Si le PAM a séduit les notables, l’Istiqlal, lui, compte sur ces cadres pour triompher à Casa. Il présente Yasmina Badou, qui est déjà députée de Casa-Anfa, et Karim Ghellab, député à Ben M’sick. Le RNI présente Nawal El Moutawakkil. Tout le monde n’est pas d’accord avec cette stratégie. «Je suis totalement contre la candidature de ministres aux élections communales», se plaint un observateur. Il justifie sa position par trois raisons. «Primo, le cumul des mandats ne facilite pas la formation d’une nouvelle élite, en plus de celles déjà existantes. Secundo, la commune demande quelqu’un de disponible à 100% dans son temps et son énergie pour servir les citoyens. Alors je me demande comment des ministres en charge de portefeuilles aussi exigeants comme l’Equipement ou la Santé trouveront du temps pour se consacrer à la commune. Tertio, même la présence de ces responsables aux réunions locales fait défaut. Ghellab n’a jamais assisté aux travaux du Conseil de la ville de Casa». Si les hypothèses peuvent être émises sur les résultats des législatives, pour les communales c’est le flou artistique qui règne. Pour le cas de Casa, l’enjeu politique est trop important, ce qui fait que des paramètres qui dépassent l(enjeu électoral «normal» interviennent, ce qui laisse à chacun ses chances.

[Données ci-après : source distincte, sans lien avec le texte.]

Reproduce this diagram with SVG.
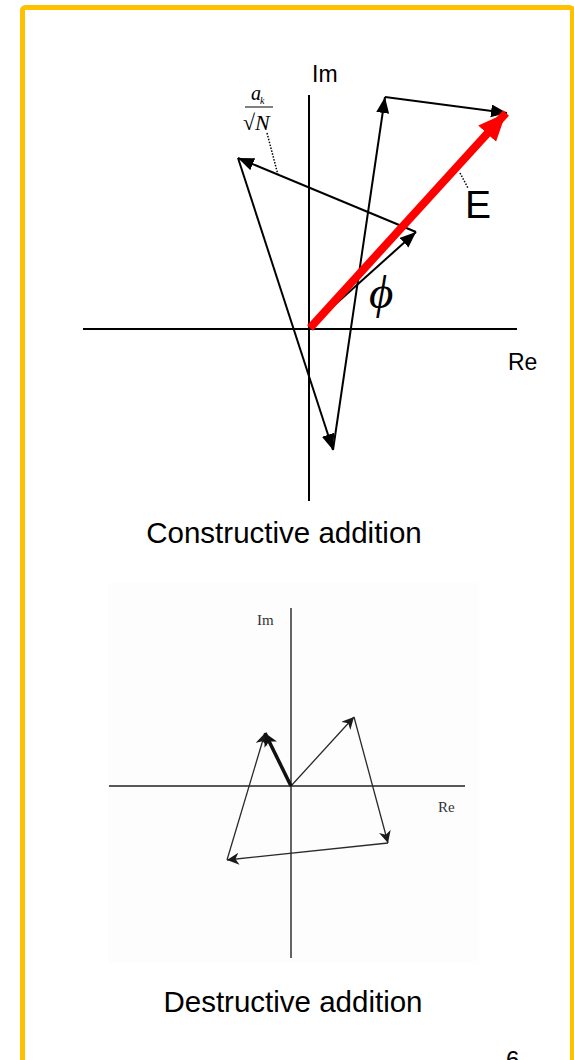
<svg xmlns="http://www.w3.org/2000/svg" width="574" height="1060" viewBox="0 0 574 1060">
<style>
.ax{stroke:#000;stroke-width:2;fill:none}
.vec{stroke:#000;stroke-width:2;fill:none;marker-end:url(#ah)}
.ax2{stroke:#222;stroke-width:1.4;fill:none}
.vec2{stroke:#2a2a2a;stroke-width:1.3;fill:none;marker-end:url(#ah2)}
.sans{font-family:"Liberation Sans",Arial,sans-serif;fill:#000}
.serif{font-family:"Liberation Serif","Times New Roman",serif}
</style>
<defs>
<marker id="ah" markerUnits="userSpaceOnUse" markerWidth="18" markerHeight="14" refX="16" refY="6.5" orient="auto">
<path d="M0,0 L16,6.5 L0,13 z" fill="#000"/>
</marker>
<marker id="ahr" markerUnits="userSpaceOnUse" markerWidth="30" markerHeight="26" refX="28" refY="12" orient="auto">
<path d="M0,0 L28,12 L0,24 z" fill="#f00"/>
</marker>
<marker id="ah2" markerUnits="userSpaceOnUse" markerWidth="16" markerHeight="14" refX="12" refY="6" orient="auto">
<path d="M0,0 L12,6 L0,12 L3.5,6 z" fill="#1a1a1a"/>
</marker>
<marker id="ah2b" markerUnits="userSpaceOnUse" markerWidth="18" markerHeight="16" refX="13" refY="7" orient="auto">
<path d="M0,0 L13,7 L0,14 L3.5,7 z" fill="#111"/>
</marker>
</defs>
<rect x="0" y="0" width="574" height="1060" fill="#fff"/>
<rect id="frame" x="22.5" y="7.5" width="550" height="1100" rx="3" fill="none" stroke="#FFC000" stroke-width="5"/>

<g id="constructive">
<g id="axes1">
<line class="ax" x1="309" y1="95" x2="309" y2="501"/>
<line class="ax" x1="83" y1="329" x2="517" y2="329"/>
<text class="sans" x="312" y="82" font-size="23">Im</text>
<text class="sans" x="508" y="370" font-size="23">Re</text>
</g>
<g id="connectors1">
<line class="vec" x1="309" y1="328" x2="416" y2="232"/>
<line class="vec" x1="416" y1="232" x2="238" y2="158"/>
<line class="vec" x1="238" y1="158" x2="333" y2="450"/>
<line class="vec" x1="333" y1="450" x2="385" y2="97"/>
<line class="vec" x1="385" y1="97" x2="507" y2="113"/>
<line x1="310" y1="328" x2="506" y2="113" stroke="#f00" stroke-width="8" marker-end="url(#ahr)"/>
<line x1="267" y1="133" x2="278" y2="175" stroke="#000" stroke-width="1.5" stroke-dasharray="1.5,1.5"/>
<line x1="460" y1="173" x2="468" y2="188" stroke="#000" stroke-width="1.5" stroke-dasharray="1.5,1.5"/>
</g>
<g id="label-ak">
<text class="serif" x="251" y="100" font-size="20" font-style="italic">a</text>
<text class="serif" x="260" y="104" font-size="10" font-style="italic">k</text>
<line x1="245" y1="107" x2="273" y2="107" stroke="#000" stroke-width="1"/>
<text class="serif" x="243" y="130" font-size="22">√<tspan font-style="italic">N</tspan></text>
</g>
<text id="label-E" class="sans" x="465" y="218" font-size="39">E</text>
<text id="label-phi" class="serif" x="369" y="308" font-size="47" font-style="italic">ϕ</text>
<text id="cap1" class="sans" x="284" y="543" font-size="29.5" text-anchor="middle">Constructive addition</text>
</g>

<g id="destructive">
<rect x="108" y="583" width="371" height="380" fill="#fdfdfd"/>
<g id="axes2">
<line class="ax2" x1="291" y1="608" x2="291" y2="958"/>
<line class="ax2" x1="109" y1="786" x2="465" y2="786"/>
<text class="serif" x="257" y="625" font-size="15" fill="#333">Im</text>
<text class="serif" x="438" y="812" font-size="15" fill="#333">Re</text>
</g>
<g id="connectors2">
<line class="vec2" x1="291" y1="786" x2="354" y2="717"/>
<line class="vec2" x1="354" y1="717" x2="388" y2="843"/>
<line class="vec2" x1="388" y1="843" x2="227" y2="860"/>
<line class="vec2" x1="227" y1="860" x2="265" y2="733"/>
<line x1="291" y1="786" x2="265" y2="733" stroke="#111" stroke-width="3.5" marker-end="url(#ah2b)"/>
</g>
<text id="cap2" class="sans" x="293" y="1012" font-size="29.5" text-anchor="middle">Destructive addition</text>
</g>
<text id="pagenum" class="sans" x="506" y="1068" font-size="24" fill="#888">6</text>
</svg>
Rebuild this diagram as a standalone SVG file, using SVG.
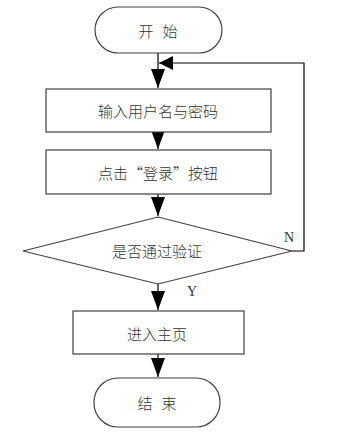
<svg xmlns="http://www.w3.org/2000/svg" width="360" height="436" viewBox="0 0 360 436">
<defs>
<style>
.shape{fill:#fff;stroke:#404040;stroke-width:1.2}
.t{font-family:"Noto Sans CJK SC","Noto Sans CJK JP",sans-serif;font-size:15px;fill:#333;text-anchor:middle;dominant-baseline:central;font-weight:300}
.lbl{font-family:"Liberation Serif",serif;font-size:14px;fill:#333}
.line{fill:none;stroke:#000;stroke-width:1.2}
</style>
<marker id="ah" markerUnits="userSpaceOnUse" markerWidth="20" markerHeight="16" viewBox="0 0 20 16" refX="19" refY="7" orient="auto">
<path d="M0,0 L19,7 L0,14 Z" fill="#000"/>
</marker>
<marker id="ahs" markerUnits="userSpaceOnUse" markerWidth="16" markerHeight="16" viewBox="0 0 16 16" refX="14" refY="7" orient="auto">
<path d="M0,0 L14,7 L0,14 Z" fill="#000"/>
</marker>
</defs>
<rect width="360" height="436" fill="#fff"/>
<g id="connectors">
<path class="line" d="M158,53 V88" marker-end="url(#ah)"/>
<path class="line" d="M158,132 V149" marker-end="url(#ah)"/>
<path class="line" d="M158,194 V216" marker-end="url(#ah)"/>
<path class="line" d="M158,284 V310" marker-end="url(#ah)"/>
<path class="line" d="M158,354 V377" marker-end="url(#ah)"/>
<path class="line" d="M292,251 H304 V63 H159" marker-end="url(#ahs)"/>
<text class="lbl" x="284" y="242">N</text>
<text class="lbl" x="187" y="296">Y</text>
</g>
<g id="start">
<rect class="shape" x="95" y="7" width="127" height="46" rx="23"/>
<text class="t" y="30"><tspan x="146">开</tspan><tspan x="170">始</tspan></text>
</g>
<g id="input">
<rect class="shape" x="46" y="89" width="225" height="43"/>
<text class="t" x="158" y="110">输入用户名与密码</text>
</g>
<g id="click">
<rect class="shape" x="46" y="150" width="225" height="44"/>
<text class="t" x="158" y="172">点击“登录”按钮</text>
</g>
<g id="verify">
<polygon class="shape" points="158,217 292,251 158,284 23,251"/>
<text class="t" x="157" y="250">是否通过验证</text>
</g>
<g id="home">
<rect class="shape" x="73" y="311" width="171" height="43"/>
<text class="t" x="157" y="333">进入主页</text>
</g>
<g id="end">
<rect class="shape" x="94" y="378" width="126" height="49" rx="24"/>
<text class="t" y="402"><tspan x="145">结</tspan><tspan x="169">束</tspan></text>
</g>
</svg>
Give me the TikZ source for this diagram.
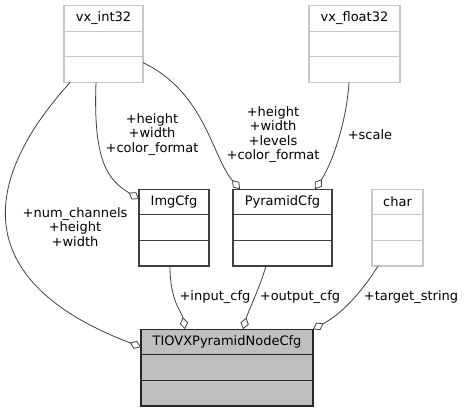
\documentclass[tikz,border=0pt]{standalone}
\usepackage{fontspec}
\setmainfont{DejaVu Sans}
\usetikzlibrary{arrows.meta,positioning}
\tikzstyle{cls}=[draw=black!75, line width=1.1pt, minimum height=25.6pt, inner sep=0pt, outer sep=0pt, font=\fontsize{13}{14.5}\selectfont]
\tikzstyle{ext}=[cls, draw=black!22]
\tikzstyle{main}=[cls, draw=black!85, fill=black!25]
\tikzstyle{member}=[align=center, inner sep=0pt, font=\fontsize{13}{14.5}\selectfont]
\tikzstyle{agg}=[draw=black!75, line width=0.8pt, -{Diamond[open,length=12pt,width=8.5pt]}]

\begin{document}
\begin{tikzpicture}[x=1pt, y=1pt]
    \useasboundingbox (0,0) rectangle (464,412);
    % main class
    \node (tiovx) [main, minimum width=172pt] at (227,70) {TIOVXPyramidNodeCfg};
    \node (tiovxa) [main, minimum width=172pt, below=0pt of tiovx] {};
    \node (tiovxb) [main, minimum width=172pt, below=0pt of tiovxa] {};
    %
    \node (img) [cls, minimum width=70pt] at (174,210) {ImgCfg};
    \node (imga) [cls, minimum width=70pt, below=0pt of img] {};
    \node (imgb) [cls, minimum width=70pt, below=0pt of imga] {};
    %
    \node (pyr) [cls, minimum width=99pt] at (282.5,210) {PyramidCfg};
    \node (pyra) [cls, minimum width=99pt, below=0pt of pyr] {};
    \node (pyrb) [cls, minimum width=99pt, below=0pt of pyra] {};
    %
    \node (chr) [ext, minimum width=51pt] at (397.5,210) {char};
    \node (chra) [ext, minimum width=51pt, below=0pt of chr] {};
    \node (chrb) [ext, minimum width=51pt, below=0pt of chra] {};
    %
    \node (int) [ext, minimum width=79pt] at (103.5,393.5) {vx\_int32};
    \node (inta) [ext, minimum width=79pt, below=0pt of int] {};
    \node (intb) [ext, minimum width=79pt, below=0pt of inta] {};
    %
    \node (flt) [ext, minimum width=91pt] at (354.5,393.5) {vx\_float32};
    \node (flta) [ext, minimum width=91pt, below=0pt of flt] {};
    \node (fltb) [ext, minimum width=91pt, below=0pt of flta] {};

    % members
    \node (numch) [member] at (75,185) {+num\_channels\\+height\\+width};
    \node (imgm) [member] at (152,277.5) {+height\\+width\\+color\_format};
    \node (pyrm) [member] at (273,277.5) {+height\\+width\\+levels\\+color\_format};
    \node (scl) [member] at (370,277) {+scale};
    \node (incfg) [member] at (215,115) {+input\_cfg};
    \node (outcfg) [member] at (300,115) {+output\_cfg};
    \node (tgt) [member] at (411,115) {+target\_string};
    %
    \draw [agg] ([xshift=6pt]intb.south west) .. controls (-20,230) and (-30,130) .. ([yshift=-5pt]tiovx.west);
    \draw [agg] ([xshift=32pt]intb.south west) .. controls (93,250) and (108,232) .. ([yshift=3pt]img.west);
    \draw [agg] ([yshift=7pt]intb.east) .. controls (205,320) and (212,255) .. ([xshift=7pt]pyr.north west);
    \draw [agg] ([xshift=-5.5pt]fltb.south) .. controls (346,285) and (330,245) .. ([xshift=-17pt]pyr.north east);
    \draw [agg] ([xshift=-4pt]imgb.south) .. controls (170,110) and (182,100) .. ([xshift=44pt]tiovx.north west);
    \draw [agg] ([xshift=-16.5pt]pyrb.south) .. controls (260,125) and (248,100) .. ([xshift=16pt]tiovx.north);
    \draw [agg] ([xshift=6pt]chrb.south west) .. controls (365,125) and (345,100) .. (tiovx.north east);
\end{tikzpicture}
\end{document}
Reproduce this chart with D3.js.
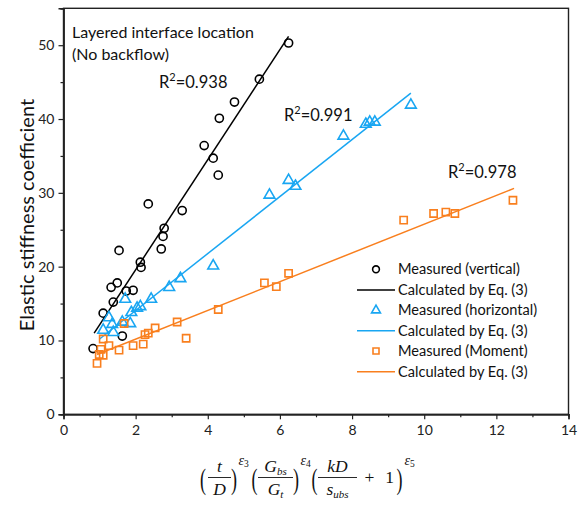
<!DOCTYPE html>
<html><head><meta charset="utf-8">
<script src="https://cdn.jsdelivr.net/npm/d3@7"></script>
<style>body{margin:0;background:#fff} svg{display:block}</style>
</head><body><svg id="c" width="578" height="508"></svg>
<script>
// ---- data ----
const verticalX = [6.24,5.43,4.74,4.32,3.90,4.15,4.29,2.35,3.29,2.79,2.76,2.71,1.54,2.13,2.15,1.32,1.49,1.74,1.93,1.38,1.10,1.63,0.82];
const verticalY = [50.3,45.4,42.3,40.1,36.4,34.7,32.4,28.5,27.6,25.2,24.1,22.4,22.2,20.6,19.9,17.2,17.8,16.7,16.8,15.2,13.7,10.6,8.9];
const horizontalX = [9.63,8.63,8.49,8.38,7.76,6.24,6.43,5.71,4.15,3.24,2.93,2.43,2.13,2.04,1.71,1.88,1.85,1.63,1.26,1.35,1.10,1.38];
const horizontalY = [41.9,39.6,39.6,39.3,37.7,31.7,30.9,29.7,20.1,18.4,17.2,15.6,14.6,14.4,15.6,13.8,12.3,12.5,13.1,12.2,11.4,11.1];
const momentX = [0.93,0.99,1.10,1.04,1.10,1.26,1.54,1.68,1.93,2.21,2.26,2.35,2.54,3.15,3.40,4.29,5.57,5.90,6.24,9.43,10.26,10.60,10.85,12.46];
const momentY = [6.9,8.1,8.0,8.8,10.2,9.3,8.7,12.3,9.3,9.5,10.8,11.0,11.7,12.5,10.3,14.2,17.8,17.3,19.1,26.3,27.2,27.4,27.2,29.0];
const verticalFitX = [0.85, 6.24];   const verticalFitY = [11.0, 51.2];
const horizontalFitX = [1.0, 9.63];  const horizontalFitY = [10.2, 43.5];
const momentFitX = [0.93, 12.49];    const momentFitY = [8.1, 30.6];
const r2Labels = ["0.938", "0.991", "0.978"];
const legendLabels = ["Measured (vertical)", "Calculated by Eq. (3)", "Measured (horizontal)", "Calculated by Eq. (3)", "Measured (Moment)", "Calculated by Eq. (3)"];
const xTicks = [0,2,4,6,8,10,12,14];
const yTicks = [0,10,20,30,40,50];
const yLabel = "Elastic stiffness coefficient";
const noteLines = ["Layered interface location", "(No backflow)"];

// ---- drawing ----
const svg = d3.select("#c");
const font = "Lato, 'Open Sans', sans-serif";
const L = 63.5, R = 568.5, T = 8.3, B = 414.3;
const x = d3.scaleLinear().domain([0,14]).range([L,R]);
const y = d3.scaleLinear().domain([0,55]).range([B,T]);
const colors = ["#000000", "#19A6F2", "#F97F1E"];

// axes
const xMinor = d3.range(1,14,2);
const yMinor = d3.range(5,56,10);
const gx = svg.append("g").attr("transform", `translate(0,${B})`)
  .call(d3.axisBottom(x).tickValues(xTicks).tickSize(5).tickPadding(6).tickFormat(d3.format("d")));
const gxm = svg.append("g").attr("transform", `translate(0,${B})`)
  .call(d3.axisBottom(x).tickValues(xMinor).tickSize(3).tickFormat(""));
const gy = svg.append("g").attr("transform", `translate(${L},0)`)
  .call(d3.axisLeft(y).tickValues(yTicks).tickSize(5).tickPadding(4).tickFormat(d3.format("d")));
const gym = svg.append("g").attr("transform", `translate(${L},0)`)
  .call(d3.axisLeft(y).tickValues(yMinor).tickSize(3).tickFormat(""));
[gx,gxm,gy,gym].forEach(g => {
  g.selectAll("path.domain").attr("stroke", "#222").attr("stroke-width", 1.4);
  g.selectAll(".tick line").attr("stroke", "#222").attr("stroke-width", 1.2);
  g.selectAll(".tick text").attr("font-family", font).attr("font-size", 14).attr("fill", "#222");
});
svg.append("rect").attr("x", L).attr("y", T).attr("width", R-L).attr("height", B-T)
  .attr("fill", "none").attr("stroke", "#222").attr("stroke-width", 1.4);

// fit lines
const fits = [[verticalFitX, verticalFitY],[horizontalFitX, horizontalFitY],[momentFitX, momentFitY]];
const line = d3.line().x(d => x(d[0])).y(d => y(d[1]));
fits.forEach((f,i) => {
  svg.append("path").attr("d", line(d3.zip(f[0], f[1])))
    .attr("fill","none").attr("stroke", colors[i]).attr("stroke-width", 1.5);
});

// markers
const series = [[verticalX, verticalY],[horizontalX, horizontalY],[momentX, momentY]];
const symbols = [d3.symbol().type(d3.symbolCircle).size(52),
                 d3.symbol().type(d3.symbolTriangle).size(50),
                 d3.symbol().type(d3.symbolSquare).size(52)];
series.forEach((s,i) => {
  svg.append("g").selectAll("path").data(d3.zip(s[0], s[1])).join("path")
    .attr("d", symbols[i]())
    .attr("transform", d => `translate(${x(d[0])},${y(d[1])})`)
    .attr("fill", "none").attr("stroke", colors[i]).attr("stroke-width", 1.6);
});

// annotations
svg.append("text").attr("x", 72).attr("y", 38).attr("font-family", font).attr("font-size", 16).attr("fill","#111").text(noteLines[0]);
svg.append("text").attr("x", 72).attr("y", 60).attr("font-family", font).attr("font-size", 16).attr("fill","#111").text(noteLines[1]);
const r2Pos = [[159,88],[284,121],[448,178]];
r2Labels.forEach((v,i) => {
  const t = svg.append("text").attr("x", r2Pos[i][0]).attr("y", r2Pos[i][1])
    .attr("font-family", font).attr("font-size", 16.5).attr("fill","#111");
  t.append("tspan").text("R");
  t.append("tspan").attr("dy", -7).attr("font-size", 11).text("2");
  t.append("tspan").attr("dy", 7).text("=" + v);
});

// legend
const legendSym = [d3.symbol().type(d3.symbolCircle).size(36),
                   d3.symbol().type(d3.symbolTriangle).size(34),
                   d3.symbol().type(d3.symbolSquare).size(36)];
const legRows = [269.3, 290, 310.3, 330.7, 351, 371.7];
legendLabels.forEach((lab,i) => {
  const c = colors[Math.floor(i/2)];
  const yy = legRows[i];
  if (i % 2 === 0) {
    svg.append("path").attr("d", legendSym[i/2]()).attr("transform", `translate(376,${yy})`)
      .attr("fill","none").attr("stroke", c).attr("stroke-width", 1.6);
  } else {
    svg.append("line").attr("x1", 357).attr("x2", 395).attr("y1", yy).attr("y2", yy)
      .attr("stroke", c).attr("stroke-width", 1.5);
  }
  svg.append("text").attr("x", 398).attr("y", yy + 5).attr("font-family", font)
    .attr("font-size", 14.6).attr("fill", "#111").text(lab);
});

// y label
svg.append("text").attr("transform", "translate(34,215) rotate(-90)").attr("text-anchor","middle")
  .attr("font-family", font).attr("font-size", 20).attr("fill","#111").text(yLabel);

// x label (formula)
const ff = "'Liberation Serif', 'DejaVu Serif', serif";
const fg = svg.append("g").attr("font-family", ff).attr("fill", "#111");
function paren(cx, ch) {
  fg.append("text").attr("transform", `translate(${cx},489) scale(0.6,1)`).attr("text-anchor","middle")
    .attr("font-size", 30).text(ch);
}
function frac(cx, x1, x2, num, den) {
  const n = fg.append("text").attr("x", cx).attr("y", 472).attr("text-anchor","middle").attr("font-size", 17.5).attr("font-style","italic");
  n.append("tspan").text(num[0]);
  if (num[1]) n.append("tspan").attr("dy", 3).attr("font-size", 11).text(num[1]);
  const d = fg.append("text").attr("x", cx).attr("y", 495).attr("text-anchor","middle").attr("font-size", 17.5).attr("font-style","italic");
  d.append("tspan").text(den[0]);
  if (den[1]) d.append("tspan").attr("dy", 3).attr("font-size", 11).text(den[1]);
  fg.append("line").attr("x1", x1).attr("x2", x2).attr("y1", 477.5).attr("y2", 477.5).attr("stroke","#111").attr("stroke-width", 0.9);
}
function eps(x0, sub) {
  const t = fg.append("text").attr("x", x0).attr("y", 465).attr("font-size", 14).attr("font-style","italic");
  t.append("tspan").text("ε");
  t.append("tspan").attr("dy", 2).attr("font-size", 9.5).attr("font-style","normal").text(sub);
}
paren(203, "("); frac(219.5, 208, 231, ["t"], ["D"]); paren(234, ")"); eps(238.5, "3");
paren(254.5, "("); frac(275.5, 258, 293, ["G","bs"], ["G","t"]); paren(296, ")"); eps(300.5, "4");
paren(314.5, "("); frac(337.5, 318, 357, ["kD"], ["s","ubs"]);
fg.append("text").attr("x", 369.5).attr("y", 483).attr("text-anchor","middle").attr("font-size", 17.5).text("+");
fg.append("text").attr("x", 389.5).attr("y", 483).attr("text-anchor","middle").attr("font-size", 17.5).text("1");
paren(399.5, ")"); eps(404.5, "5");
</script></body></html>
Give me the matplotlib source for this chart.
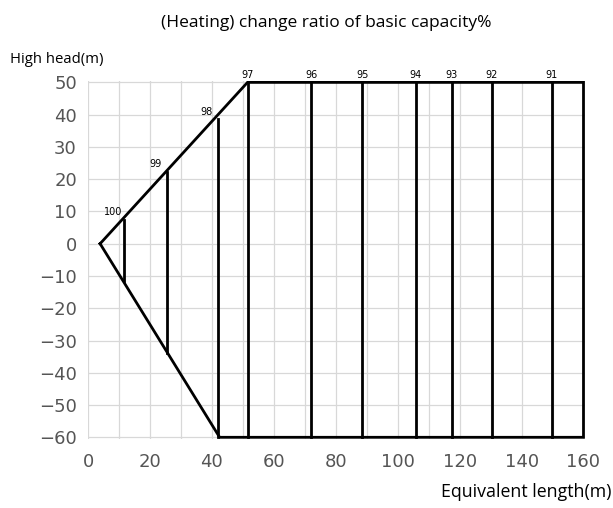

La gauche, toutes couleurs confondues (USFP, PPS, FFD, PSU, PADS et CNI), risque gros. «Nous visions des sièges et, pourquoi pas, la présidence d’un arrondissement», espère modestement A. Souheil du PPS. «La gauche risque d’être laminé dans ces élections. Au mieux, elle aura quelques sièges disparates», prévoit notre source. «Les islamistes du PJD peuvent avoir un poids important du fait de la discipline de la base électorale de ce parti, a contrario des autres formations politiques qui n’arrivent pas à mobiliser leurs électeurs potentiels le jour du vote», ajoute-t-il. Ce paramètre a influencé sur les résultats du scrutin du 7 septembre 2007. Sur 1.200.000 électeurs inscrits à Casa en 2007, le PJD n’a eu que 130.000 voix, mais qui étaient suffisantes pour gagner 6 des 12 circonscriptions en jeu. «Ce n’est pas la force des islamistes qui risque de peser, c’est la faiblesse des autres formations politiques qui est flagrante», analyse cet observateur.

L’UC, de son côté, s’est construit un réseau et il est en train de se détacher petit à petit de son passif marqué par une proximité avec l’Intérieur. Aussi il a été épargné par le départ de ces notables vers le PAM. Ce qui est sûr, lors de ce rendez-vous, c’est que le suspense persistera plusieurs jours après le 12 juin à cause «des arrangements entre les partis et l’Etat qui dessinent la carte politique des villes. La pratique politique au Maroc, surtout municipale, est encore otage de ces comportements». L’exemple parfait est illustré par ce qui s’est produit après les communales de 2003 et les déchirures au sein de la Koutla sur la présidence du conseil de la ville de Casablanca. Ce qui permettre à Sajid et l’UC de se frayer un chemin vers le précieux siège, aidé par une alliance hétéroclite composé du RNI, MP et du…PJD.